Department of Public Health now says trick or treating not recommended
By Sam Catanzaro
County health officials have walked back previous guidelines prohibiting trick or treating.
Earlier this week the Los Angeles County Department of Public Health released guidelines prohibiting trick or treating, among other activities, this upcoming Halloween. On Wednesday, Public Health Director Dr. Barbara Ferrer announced a revision to these guidelines recommending, not banning, trick or treating.
“Our guidelines have been slightly revised,” Ferrer said during the daily COVID-19 briefing. “Trick or treating: we are highly recommending that it not happen. We don’t think it’s an appropriate activity during a pandemic.”
The change of course comes following an announcement by LA County Sheriff Alex Villanueva that his department would not enforce a ban on trick or treating and also in the wake of mixed reactions from residents.

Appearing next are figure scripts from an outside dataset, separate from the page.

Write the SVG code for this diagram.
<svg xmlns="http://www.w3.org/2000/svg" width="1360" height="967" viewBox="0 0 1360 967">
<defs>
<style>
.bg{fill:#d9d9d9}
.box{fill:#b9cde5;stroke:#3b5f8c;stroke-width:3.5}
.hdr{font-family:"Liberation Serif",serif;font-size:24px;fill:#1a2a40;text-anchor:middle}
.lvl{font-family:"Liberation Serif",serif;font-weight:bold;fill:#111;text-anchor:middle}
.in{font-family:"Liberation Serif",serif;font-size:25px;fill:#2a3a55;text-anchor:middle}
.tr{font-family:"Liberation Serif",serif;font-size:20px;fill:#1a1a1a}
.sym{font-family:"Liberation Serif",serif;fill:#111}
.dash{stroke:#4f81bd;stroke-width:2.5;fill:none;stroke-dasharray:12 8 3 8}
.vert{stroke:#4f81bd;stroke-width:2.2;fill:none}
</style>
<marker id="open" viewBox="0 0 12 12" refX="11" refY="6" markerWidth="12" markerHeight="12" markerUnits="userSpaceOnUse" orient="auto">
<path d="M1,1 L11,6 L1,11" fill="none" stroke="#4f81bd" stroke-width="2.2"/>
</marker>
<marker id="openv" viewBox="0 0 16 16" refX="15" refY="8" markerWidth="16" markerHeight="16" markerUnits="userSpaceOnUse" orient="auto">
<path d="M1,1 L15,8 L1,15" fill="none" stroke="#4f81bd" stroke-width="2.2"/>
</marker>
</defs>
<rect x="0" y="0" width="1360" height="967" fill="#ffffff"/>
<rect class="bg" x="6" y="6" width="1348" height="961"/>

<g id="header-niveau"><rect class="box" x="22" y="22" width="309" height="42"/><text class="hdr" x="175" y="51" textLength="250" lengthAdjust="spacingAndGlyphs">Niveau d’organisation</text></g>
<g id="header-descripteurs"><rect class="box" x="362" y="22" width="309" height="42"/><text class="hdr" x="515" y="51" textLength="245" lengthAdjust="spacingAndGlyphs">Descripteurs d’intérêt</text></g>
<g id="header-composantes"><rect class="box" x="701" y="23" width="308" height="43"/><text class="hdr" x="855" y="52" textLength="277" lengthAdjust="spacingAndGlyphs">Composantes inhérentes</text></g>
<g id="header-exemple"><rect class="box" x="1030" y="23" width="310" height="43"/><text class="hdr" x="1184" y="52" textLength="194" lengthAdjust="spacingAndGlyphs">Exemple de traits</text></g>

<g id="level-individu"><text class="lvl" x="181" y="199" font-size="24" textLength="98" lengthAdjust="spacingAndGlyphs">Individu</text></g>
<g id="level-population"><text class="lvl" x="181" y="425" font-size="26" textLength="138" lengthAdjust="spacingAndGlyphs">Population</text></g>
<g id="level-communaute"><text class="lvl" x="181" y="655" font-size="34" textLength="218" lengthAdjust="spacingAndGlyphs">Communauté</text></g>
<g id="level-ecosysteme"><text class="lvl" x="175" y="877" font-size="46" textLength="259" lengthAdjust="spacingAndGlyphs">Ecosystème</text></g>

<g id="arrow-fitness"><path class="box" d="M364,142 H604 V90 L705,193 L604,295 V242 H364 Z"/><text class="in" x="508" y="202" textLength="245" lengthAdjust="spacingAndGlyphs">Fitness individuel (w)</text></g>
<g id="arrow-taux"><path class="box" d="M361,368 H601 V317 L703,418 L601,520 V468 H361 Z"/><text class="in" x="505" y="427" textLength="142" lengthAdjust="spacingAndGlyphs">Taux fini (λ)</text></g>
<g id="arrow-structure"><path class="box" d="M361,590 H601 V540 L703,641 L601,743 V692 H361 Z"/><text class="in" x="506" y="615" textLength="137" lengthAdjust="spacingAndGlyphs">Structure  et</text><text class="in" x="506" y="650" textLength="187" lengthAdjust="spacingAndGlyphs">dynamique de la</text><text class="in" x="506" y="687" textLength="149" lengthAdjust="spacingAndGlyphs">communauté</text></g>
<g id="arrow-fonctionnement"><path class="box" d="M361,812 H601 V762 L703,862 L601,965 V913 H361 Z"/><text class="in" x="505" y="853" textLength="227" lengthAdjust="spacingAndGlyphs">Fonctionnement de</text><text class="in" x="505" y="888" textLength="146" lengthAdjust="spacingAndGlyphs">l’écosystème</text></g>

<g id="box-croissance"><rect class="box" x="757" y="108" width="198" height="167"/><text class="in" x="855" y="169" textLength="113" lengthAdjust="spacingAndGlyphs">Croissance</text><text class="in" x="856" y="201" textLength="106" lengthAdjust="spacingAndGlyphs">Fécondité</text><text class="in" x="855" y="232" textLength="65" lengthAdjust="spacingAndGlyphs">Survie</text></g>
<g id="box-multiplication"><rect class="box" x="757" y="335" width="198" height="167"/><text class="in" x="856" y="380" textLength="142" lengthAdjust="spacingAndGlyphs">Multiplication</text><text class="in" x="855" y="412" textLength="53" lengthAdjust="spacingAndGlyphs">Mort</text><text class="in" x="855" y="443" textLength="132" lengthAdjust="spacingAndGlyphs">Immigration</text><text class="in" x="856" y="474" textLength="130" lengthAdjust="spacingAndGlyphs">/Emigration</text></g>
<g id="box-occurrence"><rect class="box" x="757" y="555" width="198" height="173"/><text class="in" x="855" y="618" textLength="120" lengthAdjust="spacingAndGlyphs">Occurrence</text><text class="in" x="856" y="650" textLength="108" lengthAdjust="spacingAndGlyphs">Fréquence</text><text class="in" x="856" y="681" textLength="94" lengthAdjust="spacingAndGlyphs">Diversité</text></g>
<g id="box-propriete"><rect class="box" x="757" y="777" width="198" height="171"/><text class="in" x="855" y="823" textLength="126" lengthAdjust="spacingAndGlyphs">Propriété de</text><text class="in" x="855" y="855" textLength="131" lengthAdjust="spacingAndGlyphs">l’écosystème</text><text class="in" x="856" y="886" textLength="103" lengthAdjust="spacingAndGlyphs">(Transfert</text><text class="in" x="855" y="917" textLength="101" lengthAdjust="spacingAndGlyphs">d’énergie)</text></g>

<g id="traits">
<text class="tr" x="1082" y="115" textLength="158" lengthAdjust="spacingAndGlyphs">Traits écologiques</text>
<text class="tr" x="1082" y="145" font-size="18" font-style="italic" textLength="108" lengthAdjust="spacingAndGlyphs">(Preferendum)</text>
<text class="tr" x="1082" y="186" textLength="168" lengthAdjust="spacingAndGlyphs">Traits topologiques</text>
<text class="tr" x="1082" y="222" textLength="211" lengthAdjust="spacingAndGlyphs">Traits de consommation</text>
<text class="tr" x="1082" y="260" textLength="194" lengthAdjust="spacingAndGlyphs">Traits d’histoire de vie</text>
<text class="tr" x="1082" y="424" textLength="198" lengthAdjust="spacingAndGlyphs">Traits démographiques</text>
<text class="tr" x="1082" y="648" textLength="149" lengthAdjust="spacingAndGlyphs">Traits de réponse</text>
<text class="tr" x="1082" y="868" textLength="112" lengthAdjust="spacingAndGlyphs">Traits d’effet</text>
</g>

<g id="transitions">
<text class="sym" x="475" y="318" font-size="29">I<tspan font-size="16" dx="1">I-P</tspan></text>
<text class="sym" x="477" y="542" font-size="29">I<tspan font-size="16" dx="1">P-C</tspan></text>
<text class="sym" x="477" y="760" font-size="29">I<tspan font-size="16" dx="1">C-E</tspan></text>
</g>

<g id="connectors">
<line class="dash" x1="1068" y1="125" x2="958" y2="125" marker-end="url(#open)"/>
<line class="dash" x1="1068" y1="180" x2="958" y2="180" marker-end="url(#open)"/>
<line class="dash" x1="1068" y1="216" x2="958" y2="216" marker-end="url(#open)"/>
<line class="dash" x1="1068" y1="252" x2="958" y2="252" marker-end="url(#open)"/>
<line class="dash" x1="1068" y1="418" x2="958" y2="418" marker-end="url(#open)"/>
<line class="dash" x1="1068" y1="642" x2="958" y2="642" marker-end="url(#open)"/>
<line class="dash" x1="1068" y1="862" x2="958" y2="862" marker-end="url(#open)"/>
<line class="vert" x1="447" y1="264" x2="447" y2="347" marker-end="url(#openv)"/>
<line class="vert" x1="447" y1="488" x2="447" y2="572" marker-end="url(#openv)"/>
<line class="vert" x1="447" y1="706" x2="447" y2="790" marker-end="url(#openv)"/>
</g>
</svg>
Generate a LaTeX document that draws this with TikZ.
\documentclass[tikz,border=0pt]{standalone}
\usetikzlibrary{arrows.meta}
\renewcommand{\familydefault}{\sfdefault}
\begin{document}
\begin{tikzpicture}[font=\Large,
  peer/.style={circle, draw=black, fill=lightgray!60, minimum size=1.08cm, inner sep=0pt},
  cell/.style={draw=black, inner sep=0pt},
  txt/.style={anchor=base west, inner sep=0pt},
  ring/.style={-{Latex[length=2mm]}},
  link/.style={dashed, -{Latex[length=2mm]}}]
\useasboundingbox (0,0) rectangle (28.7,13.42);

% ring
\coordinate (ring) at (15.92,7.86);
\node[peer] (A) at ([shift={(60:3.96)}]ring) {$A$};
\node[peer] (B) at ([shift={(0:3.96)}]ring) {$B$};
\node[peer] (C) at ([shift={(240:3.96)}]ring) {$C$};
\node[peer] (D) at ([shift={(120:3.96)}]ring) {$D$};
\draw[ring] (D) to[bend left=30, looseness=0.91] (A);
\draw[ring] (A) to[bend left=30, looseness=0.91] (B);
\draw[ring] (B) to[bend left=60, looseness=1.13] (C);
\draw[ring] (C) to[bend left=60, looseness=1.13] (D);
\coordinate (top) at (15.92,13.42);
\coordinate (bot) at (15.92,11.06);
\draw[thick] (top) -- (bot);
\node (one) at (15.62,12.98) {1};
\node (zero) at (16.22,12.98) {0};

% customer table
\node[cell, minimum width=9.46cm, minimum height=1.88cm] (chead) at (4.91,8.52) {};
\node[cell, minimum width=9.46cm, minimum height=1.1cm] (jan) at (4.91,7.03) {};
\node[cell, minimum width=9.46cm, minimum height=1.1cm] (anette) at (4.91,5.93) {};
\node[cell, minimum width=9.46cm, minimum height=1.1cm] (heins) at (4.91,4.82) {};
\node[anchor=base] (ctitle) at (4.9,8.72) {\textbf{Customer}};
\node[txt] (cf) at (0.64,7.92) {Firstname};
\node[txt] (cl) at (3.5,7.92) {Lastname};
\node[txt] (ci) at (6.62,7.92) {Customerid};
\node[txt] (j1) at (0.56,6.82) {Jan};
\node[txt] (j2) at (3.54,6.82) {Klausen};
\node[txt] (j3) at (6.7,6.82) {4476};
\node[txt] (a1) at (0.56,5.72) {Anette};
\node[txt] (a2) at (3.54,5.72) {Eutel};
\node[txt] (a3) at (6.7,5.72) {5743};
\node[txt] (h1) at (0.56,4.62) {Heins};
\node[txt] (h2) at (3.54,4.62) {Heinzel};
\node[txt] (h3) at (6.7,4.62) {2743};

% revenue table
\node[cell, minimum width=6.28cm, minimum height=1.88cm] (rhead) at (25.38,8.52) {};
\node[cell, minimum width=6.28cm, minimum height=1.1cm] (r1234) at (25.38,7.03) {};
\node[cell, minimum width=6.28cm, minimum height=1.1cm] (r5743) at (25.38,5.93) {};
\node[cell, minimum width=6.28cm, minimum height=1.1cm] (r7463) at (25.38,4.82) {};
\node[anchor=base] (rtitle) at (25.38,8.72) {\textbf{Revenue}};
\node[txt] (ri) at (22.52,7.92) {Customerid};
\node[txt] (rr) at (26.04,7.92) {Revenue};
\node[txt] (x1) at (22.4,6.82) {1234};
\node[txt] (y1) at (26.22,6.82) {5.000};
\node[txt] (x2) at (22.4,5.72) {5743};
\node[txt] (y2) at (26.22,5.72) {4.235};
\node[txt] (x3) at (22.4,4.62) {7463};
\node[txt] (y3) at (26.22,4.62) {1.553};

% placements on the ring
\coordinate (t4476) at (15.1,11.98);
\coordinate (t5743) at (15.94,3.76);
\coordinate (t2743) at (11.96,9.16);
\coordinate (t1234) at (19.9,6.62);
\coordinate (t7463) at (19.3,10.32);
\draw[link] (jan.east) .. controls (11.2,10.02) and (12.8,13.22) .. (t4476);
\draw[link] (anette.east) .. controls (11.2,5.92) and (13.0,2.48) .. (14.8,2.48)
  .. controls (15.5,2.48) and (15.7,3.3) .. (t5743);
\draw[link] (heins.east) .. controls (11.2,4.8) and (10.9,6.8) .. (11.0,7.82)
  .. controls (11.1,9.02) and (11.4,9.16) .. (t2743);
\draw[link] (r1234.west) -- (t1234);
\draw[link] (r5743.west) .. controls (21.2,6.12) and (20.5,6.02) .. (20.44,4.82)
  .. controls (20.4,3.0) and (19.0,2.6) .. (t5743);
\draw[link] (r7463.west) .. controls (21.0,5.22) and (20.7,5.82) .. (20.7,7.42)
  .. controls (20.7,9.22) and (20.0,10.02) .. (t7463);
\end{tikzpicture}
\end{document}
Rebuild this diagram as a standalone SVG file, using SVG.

At the press conference Wednesday Ferrer noted that despite the revision, it is “simply not safe” to celebrate Halloween in the usual fashion.
“There is no guarantee that when you go trick or treating your child goes up to a house where the person who opened the door is wearing a face covering and when you don’t know the person opening the door there is no guarantee that the person is not sick and that the candy they are passing out they have not touched,” Ferrer said. “We are recommending that trick or treating not happen this year and that gatherings, events, parties, carnivals, festivals, haunted house attractions: these are already prohibited under the Health Officer Order and should not be part of our Halloween celebrations.”
Ferrer did mention Halloween activities deemed safer by county health officials, including car parades and drive-in events where individuals can receive a treat bag limited to commercially packaged non-perishable treat and Halloween themed art installations at an outdoor museum.